Strain-stress curve in tensile deformation. Here LER, NLER, and PR represent linear elastic regime, nonlinear elastic regime, and plastic regime, respectively.

Figure 2

(a) Probability distribution of $D_{\min }^2$ at a strain of $\epsilon =1\%,4\%,8\%$, and $14\%$, respectively. The inset shows the schematic of regions where three types of atoms ($L,M,S$) are selected.

Figure 3

Pair distribution functions of the whole sample (a), $M$ atoms (b), $S$ atoms (c), and $L$ atoms (d) at various strains.

Figure 4

Variation of composition ratio in three types of atoms with strain.

Figure 5

Variation of correlation index $C_{ij}$ ($i,j=L,M,S$) with strain among $L$, $M$, and $S$ atoms, respectively.

Figure 6

Connectivity distribution and evolution with strain for three types of selected atoms: (a) $S$ atoms, (b) $M$ atoms, and (c) $L$ atoms, respectively.

Figure 7

Atomistic configurations of $L$ atoms (black), $S$ atoms (green or light gray), and $M$ atoms (blue or dark gray) at $\text{strain}=1\%$ (a), $4\%$ (b), $8\%$ (c), and $14\%$ (d) (top view in $z$ direction).
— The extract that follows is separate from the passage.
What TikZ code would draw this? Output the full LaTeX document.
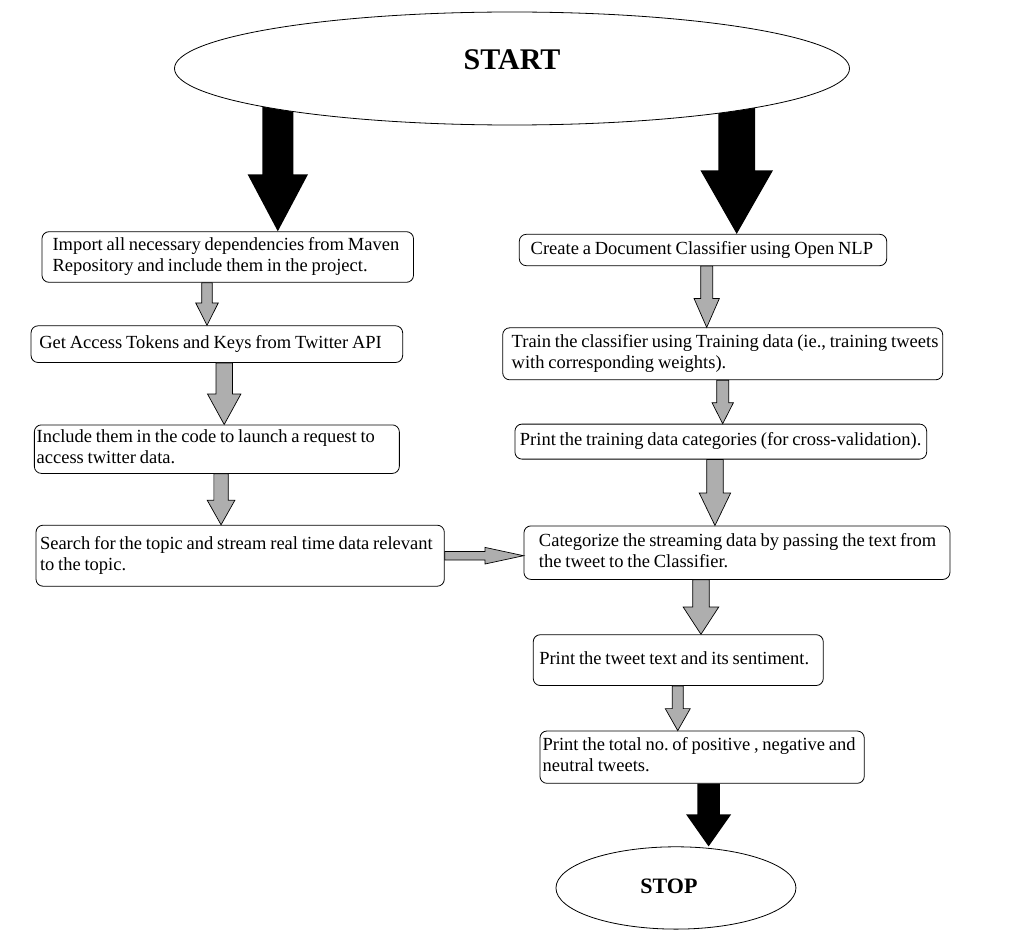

The box sizes are $24.99\left(x\right)\times 8.20\left(y\right)\times 8.19\left(z\right)$ ${\mathrm{nm}}^3$, $25.74\left(x\right)\times 8.10\left(y\right)\times 8.10\left(z\right)$ ${\mathrm{nm}}^3$, $26.73\left(x\right)\times 7.96\left(y\right)\times 7.95\left(z\right)$ ${\mathrm{nm}}^3$, $28.21\left(x\right)\times 7.75\left(y\right)\times 7.73\left(z\right)$ ${\mathrm{nm}}^3$, respectively.

Figure 8

Correlations in the fluctuations of nonaffine displacements at different strains (dashed black line for line scope).

Figure 9

Left panel: Fractions of main populated Voronoi clusters in $L$, $M$, $S$, and all atoms at various strains respectively. Different colors and different patterns denote $L$, $M$, and $S$ types of atoms, respectively. Right panel: Fraction difference of icosahedral-like (ico-like) and nonicosahedral (non-ico) clusters in $L$, $M$, and $S$ atoms with respect to those in the whole samples, respectively.